• Goal
Identify the lines in the data below that contain "React" and give only how many there are.

• Raw data

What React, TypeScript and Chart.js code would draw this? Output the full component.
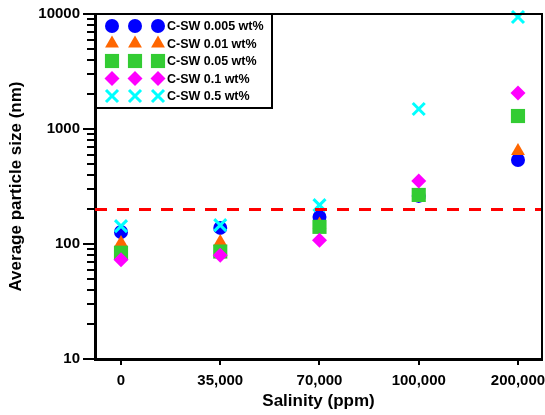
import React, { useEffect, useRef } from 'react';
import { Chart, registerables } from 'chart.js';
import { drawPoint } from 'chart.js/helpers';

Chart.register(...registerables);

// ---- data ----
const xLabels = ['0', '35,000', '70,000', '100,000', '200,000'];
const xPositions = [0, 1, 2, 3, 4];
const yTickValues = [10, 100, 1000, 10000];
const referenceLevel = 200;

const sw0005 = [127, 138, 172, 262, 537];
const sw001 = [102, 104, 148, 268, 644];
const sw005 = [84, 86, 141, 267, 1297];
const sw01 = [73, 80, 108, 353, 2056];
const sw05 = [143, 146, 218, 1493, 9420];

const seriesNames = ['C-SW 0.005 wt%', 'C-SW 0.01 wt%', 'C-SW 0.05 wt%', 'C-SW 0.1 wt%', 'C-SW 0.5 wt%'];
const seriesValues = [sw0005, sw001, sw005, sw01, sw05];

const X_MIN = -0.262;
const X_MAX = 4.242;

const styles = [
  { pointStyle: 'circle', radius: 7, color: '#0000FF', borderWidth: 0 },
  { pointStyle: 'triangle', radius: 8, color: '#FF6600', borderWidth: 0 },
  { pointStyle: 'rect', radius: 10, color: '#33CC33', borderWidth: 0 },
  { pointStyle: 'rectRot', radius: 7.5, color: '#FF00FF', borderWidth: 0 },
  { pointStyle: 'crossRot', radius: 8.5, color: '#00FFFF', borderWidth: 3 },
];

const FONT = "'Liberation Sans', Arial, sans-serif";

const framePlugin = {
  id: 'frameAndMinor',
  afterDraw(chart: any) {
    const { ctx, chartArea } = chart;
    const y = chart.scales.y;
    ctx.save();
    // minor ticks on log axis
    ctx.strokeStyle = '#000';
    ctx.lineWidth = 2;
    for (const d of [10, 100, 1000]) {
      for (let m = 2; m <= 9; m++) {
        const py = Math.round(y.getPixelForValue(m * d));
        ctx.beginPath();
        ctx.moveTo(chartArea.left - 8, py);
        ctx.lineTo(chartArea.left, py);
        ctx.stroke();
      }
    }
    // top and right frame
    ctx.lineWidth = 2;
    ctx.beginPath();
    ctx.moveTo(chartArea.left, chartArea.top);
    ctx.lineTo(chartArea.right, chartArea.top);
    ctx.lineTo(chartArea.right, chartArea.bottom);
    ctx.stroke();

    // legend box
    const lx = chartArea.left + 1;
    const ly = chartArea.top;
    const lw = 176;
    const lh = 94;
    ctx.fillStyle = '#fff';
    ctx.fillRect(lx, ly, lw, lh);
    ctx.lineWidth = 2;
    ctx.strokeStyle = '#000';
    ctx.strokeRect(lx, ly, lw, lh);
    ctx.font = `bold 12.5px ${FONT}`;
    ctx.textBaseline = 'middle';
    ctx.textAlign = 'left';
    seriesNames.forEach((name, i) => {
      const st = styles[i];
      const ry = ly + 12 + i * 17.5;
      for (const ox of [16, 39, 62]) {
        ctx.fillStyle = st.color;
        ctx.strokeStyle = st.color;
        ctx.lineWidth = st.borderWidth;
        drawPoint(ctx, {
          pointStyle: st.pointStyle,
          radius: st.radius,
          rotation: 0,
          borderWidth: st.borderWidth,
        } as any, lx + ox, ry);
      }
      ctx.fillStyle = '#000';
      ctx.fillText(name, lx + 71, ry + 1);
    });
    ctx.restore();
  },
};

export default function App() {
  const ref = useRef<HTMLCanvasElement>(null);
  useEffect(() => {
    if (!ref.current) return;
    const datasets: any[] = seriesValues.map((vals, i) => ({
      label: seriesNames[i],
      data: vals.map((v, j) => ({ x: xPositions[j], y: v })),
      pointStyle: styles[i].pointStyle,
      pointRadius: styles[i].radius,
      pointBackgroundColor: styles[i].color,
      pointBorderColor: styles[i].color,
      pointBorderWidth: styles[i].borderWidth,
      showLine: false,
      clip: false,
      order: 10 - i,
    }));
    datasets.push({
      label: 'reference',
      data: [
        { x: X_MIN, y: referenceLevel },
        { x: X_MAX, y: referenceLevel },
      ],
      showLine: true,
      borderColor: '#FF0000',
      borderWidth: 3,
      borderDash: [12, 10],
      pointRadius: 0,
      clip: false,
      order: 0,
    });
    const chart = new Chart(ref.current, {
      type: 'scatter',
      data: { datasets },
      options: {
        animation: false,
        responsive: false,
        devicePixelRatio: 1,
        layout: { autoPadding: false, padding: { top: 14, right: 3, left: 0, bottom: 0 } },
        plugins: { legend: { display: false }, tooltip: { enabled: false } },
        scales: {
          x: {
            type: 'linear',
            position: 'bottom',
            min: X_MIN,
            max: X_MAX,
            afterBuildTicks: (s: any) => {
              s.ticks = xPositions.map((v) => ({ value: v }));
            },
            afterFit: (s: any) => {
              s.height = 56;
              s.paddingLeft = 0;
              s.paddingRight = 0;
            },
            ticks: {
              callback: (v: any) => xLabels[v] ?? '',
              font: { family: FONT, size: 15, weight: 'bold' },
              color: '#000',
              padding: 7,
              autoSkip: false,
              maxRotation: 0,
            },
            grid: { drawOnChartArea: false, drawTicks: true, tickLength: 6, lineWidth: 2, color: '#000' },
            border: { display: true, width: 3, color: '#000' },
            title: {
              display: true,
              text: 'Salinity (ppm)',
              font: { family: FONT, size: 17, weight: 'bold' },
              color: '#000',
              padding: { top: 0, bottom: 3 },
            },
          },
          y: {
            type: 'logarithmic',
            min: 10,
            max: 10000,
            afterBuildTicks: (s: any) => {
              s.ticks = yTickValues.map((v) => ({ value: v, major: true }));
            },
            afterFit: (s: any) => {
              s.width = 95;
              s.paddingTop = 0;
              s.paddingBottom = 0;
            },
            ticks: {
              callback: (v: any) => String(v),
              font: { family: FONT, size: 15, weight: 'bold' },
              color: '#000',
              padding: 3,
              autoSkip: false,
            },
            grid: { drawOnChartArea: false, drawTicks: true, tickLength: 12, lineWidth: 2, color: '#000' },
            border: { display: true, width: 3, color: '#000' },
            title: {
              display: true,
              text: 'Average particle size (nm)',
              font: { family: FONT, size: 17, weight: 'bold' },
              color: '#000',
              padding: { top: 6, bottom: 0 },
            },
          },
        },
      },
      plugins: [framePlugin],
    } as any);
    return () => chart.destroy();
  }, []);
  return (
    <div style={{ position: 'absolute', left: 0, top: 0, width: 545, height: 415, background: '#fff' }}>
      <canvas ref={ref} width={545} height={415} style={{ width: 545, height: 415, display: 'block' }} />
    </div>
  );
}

• Full response
2